The trio pulled off an unlikely sweep for their new team, Oregon Track Club Elite, in their new backyard, Eugene, Ore, by finishing 1-2-3 in the 5,000 meters. Suddenly, there were three athletes who had made careers out of putting the Cardinal and White up front while in college covering the medal stand at Hayward Field with a singular shade of green … as well as the red, white and blue.
As the top three finishers, Tegenkamp, Solinsky and Jager are eligible to carry the flag again at the IAAF World Championships in Athletics, provided they all meet the IAAF’s ‘B’ qualifying standard and at least two have achieved the ‘A’ standard. So far, only Solinsky has run a time under the ‘A’ standard of 13:20.00.
In all likelihood, however, either Tegenkamp or Jager will chase down the ‘A’ standard before the month ends and all three will head to Berlin as part of the first U.S. national team to enter Olympic Stadium since Jesse Owens’ domination of the 1936 Games.
That would mean three of the four athletes representing the U.S. in the 5,000 -- defending world champion Bernard Lagat has an automatic entry -- are products of the same collegiate program.

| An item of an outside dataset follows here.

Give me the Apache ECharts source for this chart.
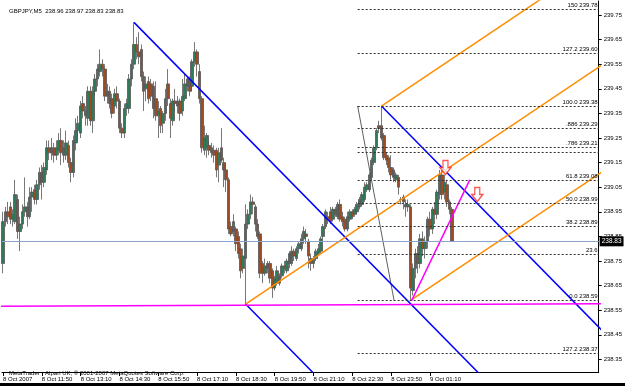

Add in former Badger Tim Nelson, who will be part of the American contingent in the 10,000 meters after finishing third in Eugene as part of a breakout season, and four of the seven distance runners who will represent the U.S. on the world stage are Badgers.
Now that’s saying something.
Tegenkamp is all but assured of making his third-consecutive U.S. national team, as he narrowly missed a medal with a fourth-place finish at the 2007 World Championships in Osaka, Japan, and also competed at last year’s Olympics in Beijing.
For Solinsky, Berlin will be his second national team berth -- he ran the 3,000 meters at the 2008 IAAF World Indoor Championships -- but his first at one of track and field’s showcase events.
Jager? Well it’s been a year of firsts for the 20-year-old since he elected to forgo his final three years of eligibility at UW and embark on a professional career. A trip to Berlin would be another.
All three followed their coach to Portland when Jerry Schumacher elected to leave his post as UW’s cross country and distance coach after an ultra-successful 10-year run and take on the challenge of working with professionals for Nike.
Add in Nelson and UW alum and NCAA cross country champion Simon Bairu -- who won the Canadian national 5,000 meters title last week -- and the Oregon Track Club now has a certain Wisconsin feel to it.
Of course, all the changes those former Badgers underwent in their transition to the Pacific Northwest were mirrored by changes back in Madison, too.
Mick Byrne left Iona College after 25 years at the helm of that program to take the reins of the Badgers’ distance dynasty and immediately began to fill the big shoes he stepped into.
In the fall, he guided UW to its 10th-consecutive Big Ten cross country title and another podium finish at the NCAA championship.
Then, on the track, Byrne coached junior Craig Miller to a runner-up finish in the NCAA indoor mile, as well as a Big Ten championship, All-America honors and a spot in the finals of the USA championships in the 1,500 during the outdoor season.
Next, he will welcome one of the nation’s top recruiting classes to campus this fall.
What was the Madison training group has become the Portland training group but, if Byrne’s first season at UW and last week’s “Schumacher Sweep” -- as they’re calling it up there -- are any indication, the move is working out well for Badgers past, present and future.
It also shows that, among all the change, at least one thing has remained constant: You can still expect to find Badgers at the front.